What we need is a simple .yaml
file that defines the parameters of our application. In the example I will demonstrate, the application consists of two services, namely the postigs server and the R-Studio instance. We start with the postgres service by defining which images we are using. This image is found at dockerhub If the images are not found on the local machine, they are pulled from there once we run our application. We also make the container’s naming explicit by using the container_name option and set the restart behavior to always in cases the container breaks down. We also ensure that the container will set up a new user besides the default postgres user by specifying a username and a password. The last part specifies on the left hand the local path on the host machine where the database files are going to be written two, while the right-hand part links to the data directory within the postgis container.
services:
postgres:
image: postgis/postgis
container_name: postgres
restart: always
environment:
POSTGRES_USER: postgis
POSTGRES_PASSWORD: postgis
ports:
- 8888:5432
volumes:
- ~/pgdata:/var/lib/postgresql/data
rstudio:
image: rocker/geospatial
container_name: r-studio
restart: always
environment:
- USER=rstudio
- PASSWORD=supersecret
- ROOT=TRUE
ports:
- 8787:8787
links:
- postgres
For the R-Studio service, we use the geospatial image that comes in very handy in cases you want to do geospatial analysis since a large number of important packages already come preinstalled. We also make the naming of the container explicit and set the restart behavior to always. The rocker images are quite restrictive when it comes to user rights management. Thus, in addition to specifying a user and a password, we also want to enable root access for the case we need to install additional software. This way, our user is added to the sudoer list. However, this option should be treated carefully. We also map a port on the host machine to the exposed port of the container. This way, we can reach the interface by simply accessing http://localhost:8787/ in the browser of our choice. Finally, we declare that the posgres service is linked to the rstudio service. This means that inside the rstudio container, an entry to /etc/hosts called postgres is added, linking to the IP-address this container is found.
When we write the above configuration to a file called docker-compose.yaml starting the application is as simple as running the following command in a shell in the same directory the file is found:
docker-compose up
Once the services are up and running, visit http://localhost:8787/ and enter the username and password for the rstudio service. From here, we can use the RPostgreSQL and RPostgres library to connect to our data base. In the simple example below, we establish a connection and write an sf-Object shipped with the sf package to the database.
library(RPostgreSQL)
library(RPostgres)
library(sf)
# specify connection inputs
<- 'postgis' # provide the name of your db
db = "postgres" # provide the name of the service
host_db = '5432' # specify the port the service is available at
db_port = "postgis" # specify username
db_user = "postgis" # specify password
db_password # establish the connection
<- dbConnect(Postgres(),
con dbname=db,
host=host_db,
port=db_port,
user=db_user,
password=db_password)
# read sample shapefile
= st_read(system.file("gpkg/nc.gpkg", package = "sf"))

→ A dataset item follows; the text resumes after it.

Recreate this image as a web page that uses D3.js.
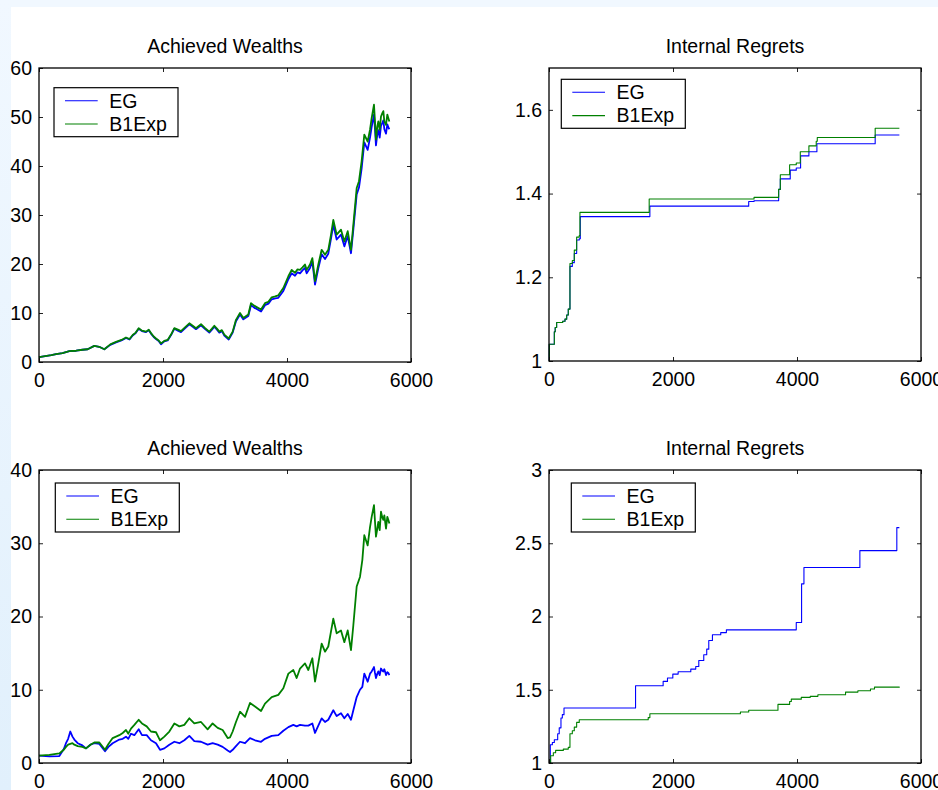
<!DOCTYPE html>
<html>
<head>
<meta charset="utf-8">
<script src="https://cdn.jsdelivr.net/npm/d3@7"></script>
<style>
  html, body { margin: 0; padding: 0; background: #fff; overflow: hidden; }
  text { font-family: 'Liberation Sans', Arial, Helvetica, sans-serif; }
</style>
</head>
<body>
<div id="chart"></div>
<script>
// ---- data ----
const seriesNames = ['EG', 'B1Exp'];
const xTicks = [0, 2000, 4000, 6000];

// top-left: achieved wealths (first experiment)
const wealthTopT = [0, 100, 200, 274, 380, 489, 600, 700, 785, 892, 970, 1054, 1150, 1242, 1330, 1403, 1460, 1511,
  1560, 1608, 1660, 1726, 1770, 1806, 1850, 1887, 1930, 1968, 2020, 2075, 2130, 2183, 2240, 2290, 2350, 2425,
  2480, 2532, 2613, 2680, 2747, 2790, 2828, 2870, 2909, 2950, 2989, 3060, 3124, 3177, 3242, 3296, 3376, 3419,
  3470, 3511, 3581, 3645, 3700, 3753, 3810, 3860, 3941, 4022, 4075, 4129, 4170, 4210, 4250, 4290, 4317, 4371,
  4409, 4452, 4505, 4559, 4613, 4666, 4710, 4747, 4801, 4871, 4925, 4979, 5032, 5070, 5124, 5161, 5204, 5247,
  5301, 5339, 5366, 5403, 5419, 5435, 5457, 5473, 5495, 5516, 5538, 5554, 5570, 5597, 5618, 5634, 5651];
const wealthTopB1Exp = [1.0, 1.2, 1.4, 1.6, 1.8, 2.2, 2.3, 2.5, 2.6, 3.3, 3.1, 2.6, 3.6, 4.1, 4.5, 5.0, 4.7, 5.5,
  6.0, 6.9, 6.4, 6.2, 6.6, 5.9, 5.2, 4.8, 4.4, 3.8, 4.3, 4.5, 5.6, 6.9, 6.6, 6.3, 7.0, 7.9,
  7.4, 6.9, 7.7, 6.9, 6.2, 6.8, 7.4, 6.8, 6.2, 6.5, 5.6, 4.8, 6.2, 8.6, 10.0, 9.0, 9.7, 12.0,
  11.5, 11.2, 10.7, 12.0, 12.3, 13.2, 13.4, 13.6, 15.1, 17.5, 18.8, 18.2, 18.9, 18.8, 19.3, 19.9, 18.8, 19.9,
  21.2, 16.5, 19.9, 22.9, 21.9, 22.9, 26.0, 29.0, 26.0, 27.0, 24.6, 26.7, 22.9, 28.0, 35.5, 36.9, 41.0, 46.4,
  45.0, 47.4, 49.8, 52.5, 49.1, 45.4, 48.1, 49.1, 47.4, 50.1, 50.8, 51.2, 49.1, 48.4, 50.5, 49.8, 49.1];
const wealthTopEG = [1.0, 1.2, 1.4, 1.6, 1.8, 2.2, 2.3, 2.5, 2.6, 3.3, 3.1, 2.6, 3.5, 4.0, 4.4, 4.9, 4.6, 5.4,
  5.9, 6.8, 6.3, 6.1, 6.5, 5.8, 5.1, 4.7, 4.3, 3.6, 4.2, 4.4, 5.5, 6.8, 6.4, 6.1, 6.8, 7.7,
  7.2, 6.7, 7.5, 6.7, 6.0, 6.6, 7.2, 6.6, 6.0, 6.3, 5.4, 4.6, 6.0, 8.3, 9.7, 8.7, 9.4, 11.6,
  11.1, 10.8, 10.3, 11.6, 11.9, 12.8, 13.0, 13.1, 14.5, 16.9, 18.1, 17.6, 18.3, 18.1, 18.7, 19.2, 18.1, 19.2,
  20.5, 15.8, 19.1, 22.0, 21.0, 22.1, 25.2, 28.0, 25.0, 26.0, 23.6, 25.7, 22.2, 27.0, 34.2, 35.6, 39.5, 44.8,
  43.3, 45.8, 48.0, 50.5, 47.5, 44.2, 46.5, 47.3, 45.8, 48.2, 48.8, 49.3, 47.5, 46.6, 48.5, 47.9, 47.5];

// bottom-left: achieved wealths (second experiment)
const wealthBottomT = [0, 167, 328, 400, 435, 470, 505, 540, 570, 624, 700, 758, 830, 892, 973, 1065, 1120, 1188,
  1296, 1350, 1403, 1440, 1484, 1538, 1608, 1661, 1737, 1806, 1887, 1952, 2022, 2102, 2183, 2264, 2344, 2425,
  2505, 2613, 2720, 2800, 2882, 2962, 3043, 3081, 3124, 3177, 3242, 3323, 3403, 3484, 3581, 3645, 3753, 3860,
  3941, 4022, 4102, 4156, 4210, 4290, 4344, 4409, 4452, 4505, 4559, 4613, 4666, 4747, 4801, 4871, 4925, 4979,
  5032, 5070, 5124, 5177, 5215, 5247, 5301, 5339, 5366, 5403, 5419, 5435, 5457, 5473, 5495, 5516, 5538, 5554,
  5570, 5597, 5618, 5634, 5651];
const wealthBottomB1Exp = [1.0, 1.1, 1.3, 1.8, 2.2, 2.5, 2.6, 2.7, 2.5, 2.3, 2.2, 2.0, 2.5, 2.8, 2.8, 1.8, 2.6, 3.4,
  3.8, 4.1, 4.5, 4.0, 4.7, 5.2, 5.9, 5.4, 5.0, 4.3, 4.2, 3.1, 3.6, 4.3, 5.4, 5.0, 5.2, 6.1,
  5.4, 5.6, 4.6, 5.4, 4.8, 4.5, 3.4, 3.5, 4.3, 5.6, 7.0, 6.3, 8.2, 7.7, 7.1, 8.1, 9.0, 9.3,
  10.2, 12.2, 12.7, 11.6, 12.9, 13.6, 12.7, 14.3, 11.1, 13.6, 16.3, 15.2, 15.9, 19.7, 17.7, 18.1, 16.5, 18.1,
  15.4, 18.8, 24.1, 25.4, 27.7, 31.1, 29.7, 32.2, 33.6, 35.2, 33.0, 30.9, 32.0, 32.9, 31.8, 34.3, 33.5, 33.2,
  33.8, 32.0, 33.6, 33.2, 32.7];
const wealthBottomEG = [1.0, 0.9, 0.95, 1.9, 2.7, 3.3, 4.3, 3.6, 3.2, 2.7, 2.4, 2.0, 2.5, 2.7, 2.6, 1.6, 2.2, 2.7,
  3.2, 3.3, 3.6, 3.3, 4.0, 3.8, 4.6, 3.8, 3.8, 3.1, 2.7, 1.8, 2.0, 2.5, 2.9, 2.7, 3.1, 3.7,
  3.0, 2.9, 2.5, 2.7, 2.5, 2.2, 1.7, 1.5, 1.8, 2.3, 2.9, 2.7, 3.4, 3.1, 2.9, 3.3, 3.7, 3.8,
  4.4, 4.9, 5.2, 5.0, 5.2, 5.1, 5.1, 5.4, 4.1, 5.1, 6.1, 5.6, 5.9, 7.2, 6.4, 6.8, 6.1, 6.7,
  5.9, 7.2, 9.0, 10.0, 10.4, 12.2, 11.1, 12.2, 12.5, 13.1, 12.3, 11.6, 12.2, 12.5, 12.0, 12.9, 12.6, 12.5,
  12.8, 12.0, 12.4, 12.3, 12.0];

// top-right: internal regrets (step values, value holds until next change)
const regretTopEGT = [0, 5, 86, 100, 123, 220, 258, 285, 311, 338, 376, 408, 446, 488, 505, 1627, 3221, 3307,
  3704, 3731, 3891, 3988, 4058, 4192, 4321, 5261, 5651];
const regretTopEG = [1.0, 1.04, 1.07, 1.08, 1.092, 1.095, 1.10, 1.11, 1.124, 1.226, 1.235, 1.257, 1.289, 1.292,
  1.345, 1.370, 1.381, 1.383, 1.41, 1.435, 1.456, 1.461, 1.49, 1.50, 1.519, 1.540, 1.540];
const regretTopB1ExpT = [0, 5, 86, 100, 123, 220, 258, 285, 311, 338, 376, 408, 446, 488, 499, 1616, 3307, 3704,
  3731, 3881, 3988, 4053, 4192, 4310, 4327, 5261, 5651];
const regretTopB1Exp = [1.0, 1.04, 1.07, 1.08, 1.092, 1.095, 1.10, 1.11, 1.124, 1.233, 1.24, 1.265, 1.296, 1.30,
  1.355, 1.387, 1.391, 1.41, 1.445, 1.469, 1.473, 1.50, 1.514, 1.525, 1.534, 1.556, 1.556];

// bottom-right: internal regrets
const regretBottomEGT = [0, 21, 54, 86, 140, 165, 193, 215, 242, 1396, 1841, 1911, 1997, 2083, 2287, 2367, 2416,
  2496, 2544, 2577, 2636, 2770, 2861, 3988, 4074, 4112, 5014, 5610, 5651];
const regretBottomEG = [1.0, 1.125, 1.14, 1.159, 1.20, 1.24, 1.307, 1.33, 1.375, 1.527, 1.557, 1.58, 1.607, 1.623,
  1.641, 1.659, 1.70, 1.739, 1.777, 1.836, 1.875, 1.89, 1.909, 1.959, 2.223, 2.334, 2.45, 2.607, 2.607];
const regretBottomB1ExpT = [0, 27, 70, 107, 231, 311, 338, 376, 408, 446, 488, 1600, 1627, 3087, 3221, 3693, 3881,
  3908, 4069, 4214, 4337, 4783, 4982, 5185, 5250, 5651];
const regretBottomB1Exp = [1.0, 1.05, 1.07, 1.086, 1.095, 1.107, 1.20, 1.22, 1.245, 1.277, 1.295, 1.31, 1.336,
  1.348, 1.36, 1.40, 1.42, 1.436, 1.448, 1.455, 1.466, 1.484, 1.493, 1.505, 1.518, 1.52];

// ---- layout ----
const width = 938, height = 790;
const fontSize = 19.5;
const colors = { EG: '#0000ff', B1Exp: '#008000' };

const svg = d3.select('#chart')
  .append('svg')
  .attr('width', width)
  .attr('height', height);

// light blue page border on the top and left
const grad = svg.append('defs').append('linearGradient')
  .attr('id', 'edge')
  .attr('x1', 0).attr('y1', 0).attr('x2', 0).attr('y2', 1);
grad.append('stop').attr('offset', '0%').attr('stop-color', '#f1f8ff');
grad.append('stop').attr('offset', '100%').attr('stop-color', '#e1f0fc');
svg.append('rect').attr('x', 0).attr('y', 0).attr('width', width).attr('height', 7).attr('fill', '#f1f8ff');
svg.append('rect').attr('x', 0).attr('y', 0).attr('width', 11).attr('height', height).attr('fill', 'url(#edge)');

function zip(ts, vs) {
  return ts.map((t, i) => [t, vs[i]]);
}

function drawPanel(cfg) {
  const x = d3.scaleLinear().domain([0, 6000]).range([cfg.left, cfg.right]);
  const y = d3.scaleLinear().domain(cfg.yDomain).range([cfg.bottom, cfg.top]);
  const g = svg.append('g');

  // title
  g.append('text')
    .attr('x', (cfg.left + cfg.right) / 2)
    .attr('y', cfg.top - 15)
    .attr('text-anchor', 'middle')
    .attr('font-size', fontSize)
    .attr('fill', '#000')
    .text(cfg.title);

  // lines
  cfg.series.forEach(s => {
    const line = d3.line()
      .x(d => x(d[0]))
      .y(d => y(d[1]))
      .curve(s.step ? d3.curveStepAfter : d3.curveLinear);
    g.append('path')
      .datum(s.data)
      .attr('d', line)
      .attr('fill', 'none')
      .attr('stroke', colors[s.name])
      .attr('stroke-width', s.step ? 1.1 : 1.8)
      .attr('stroke-linejoin', 'round');
  });

  // axes with inward ticks on all four sides
  const fmt = d => String(d);
  const axes = [
    { ax: d3.axisBottom(x).tickValues(xTicks).tickFormat(fmt).tickPadding(11), t: `translate(0,${cfg.bottom})` },
    { ax: d3.axisTop(x).tickValues(xTicks).tickFormat(''), t: `translate(0,${cfg.top})` },
    { ax: d3.axisLeft(y).tickValues(cfg.yTicks).tickFormat(fmt).tickPadding(7), t: `translate(${cfg.left},0)` },
    { ax: d3.axisRight(y).tickValues(cfg.yTicks).tickFormat(''), t: `translate(${cfg.right},0)` }
  ];
  axes.forEach(a => {
    const ag = g.append('g')
      .attr('transform', a.t)
      .call(a.ax.tickSizeInner(-4).tickSizeOuter(0));
    ag.select('.domain').remove();
    ag.selectAll('line').attr('stroke', '#222');
    ag.selectAll('text')
      .attr('font-size', fontSize)
      .attr('font-family', "'Liberation Sans', Arial, Helvetica, sans-serif")
      .attr('fill', '#000');
  });

  // frame
  g.append('rect')
    .attr('x', cfg.left)
    .attr('y', cfg.top)
    .attr('width', cfg.right - cfg.left)
    .attr('height', cfg.bottom - cfg.top)
    .attr('fill', 'none')
    .attr('stroke', '#000')
    .attr('stroke-width', 1.3);

  // legend
  const lg = g.append('g').attr('transform', `translate(${cfg.legend[0]},${cfg.legend[1]})`);
  lg.append('rect')
    .attr('width', 124)
    .attr('height', 49)
    .attr('fill', '#fff')
    .attr('stroke', '#000')
    .attr('stroke-width', 1.2);
  seriesNames.forEach((name, i) => {
    const ly = 13 + i * 23.3;
    lg.append('line')
      .attr('x1', 11).attr('x2', 43.7)
      .attr('y1', ly).attr('y2', ly)
      .attr('stroke', colors[name])
      .attr('stroke-width', 1.1);
    lg.append('text')
      .attr('x', 55.3)
      .attr('y', ly)
      .attr('dy', '0.35em')
      .attr('font-size', fontSize)
      .attr('fill', '#000')
      .text(name);
  });
}

const panels = [
  {
    title: 'Achieved Wealths', left: 39, right: 411, top: 68, bottom: 362,
    yDomain: [0, 60], yTicks: [0, 10, 20, 30, 40, 50, 60], legend: [54, 87.7],
    series: [
      { name: 'EG', data: zip(wealthTopT, wealthTopEG) },
      { name: 'B1Exp', data: zip(wealthTopT, wealthTopB1Exp) }
    ]
  },
  {
    title: 'Internal Regrets', left: 549, right: 921, top: 68, bottom: 361,
    yDomain: [1, 1.7], yTicks: [1, 1.2, 1.4, 1.6], legend: [561.3, 79.3],
    series: [
      { name: 'EG', step: true, data: zip(regretTopEGT, regretTopEG) },
      { name: 'B1Exp', step: true, data: zip(regretTopB1ExpT, regretTopB1Exp) }
    ]
  },
  {
    title: 'Achieved Wealths', left: 39, right: 411, top: 470, bottom: 763,
    yDomain: [0, 40], yTicks: [0, 10, 20, 30, 40], legend: [55.3, 483],
    series: [
      { name: 'EG', data: zip(wealthBottomT, wealthBottomEG) },
      { name: 'B1Exp', data: zip(wealthBottomT, wealthBottomB1Exp) }
    ]
  },
  {
    title: 'Internal Regrets', left: 549, right: 921, top: 470, bottom: 763,
    yDomain: [1, 3], yTicks: [1, 1.5, 2, 2.5, 3], legend: [571.3, 483],
    series: [
      { name: 'EG', step: true, data: zip(regretBottomEGT, regretBottomEG) },
      { name: 'B1Exp', step: true, data: zip(regretBottomB1ExpT, regretBottomB1Exp) }
    ]
  }
];

panels.forEach(drawPanel);
</script>
</body>
</html>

shape # write to database in a new table specified by the layer argument
= "test"
table_name st_write(obj = shape, dsn = con, layer = table_name)
Since we mapped the data directory to a local directory on our host machine, the data we write into the database is persistent even when the application is no longer running. To query our database now or even after restarting the application we can use more sf functionality to interact with it. Here is a simple example comparing dplyr syntax with the result we obtain from querying the database to unify all polygons which have the same entry in the ‘SID74’ variable.
library(dplyr)
# dplyr way of
= shape %>%
shape_dplyr group_by(SID74) %>%
summarise(AREA = sum(AREA, na.rm = TRUE))
= st_read(con, query = sprintf(paste0('SELECT "SID74", SUM("AREA") as "AREA", ST_UNION(geom) as geom \n',
shape_postgis 'FROM \"%s\" \n',
'GROUP BY "SID74";')), table_name)
But how can we manage our postgis server now? There are two ways (well, actually three ways I’ll explain in a minute) how we can access the server. The first one is using psql from the host machine. In the configuration file, we specified that the postgis containers port is mapped to the host machine’s port 8888. Well, we simply use that information to connect to the database using psql.
psql --host localhost --port 8888 --dbname postgres --user postgis
The command line will ask us for the password, and then we are connected. Additionally, we can also choose to use a program with a graphical user interface to manage the data base. One which ich highly recommend is pgAdmin. After installing and running the program, we have to specify a new connection. After adding a name for the connection in the General tab we switch to the Connection tab and fill in all the information as in the screenshot below.
You already guessed the third option I promised you before? Well of course we can use the psql approach explained above from the terminal in our R-Studio container. Of course, the hostname will be slightly different, but the basic idea is the same. Now, it comes in handy that we have root access in the R-Studio container, because we are going to need to install external software first, namely the postgres client. Thus we enter the following two lines into the terminal. Enter Yes in case you are asked if you wanted to install the software.
sudo apt update
sudo apt install postgresql-client
Now our container has the psql command installed and we can use a slightly different version of the above command to connect to the databse.
psql --host postgres --port 5432 --dbname postgres --user postgis
What are the differences here? Well, first the container is not found at localhost but as explained before we have got an entry in the /etc/hosts file for our container name postgres. Additionally, we are connecting directly to the container and not to the mapped port on our host machine which is why we have to specify 5432 as the right port. Besides that, everything remains the same.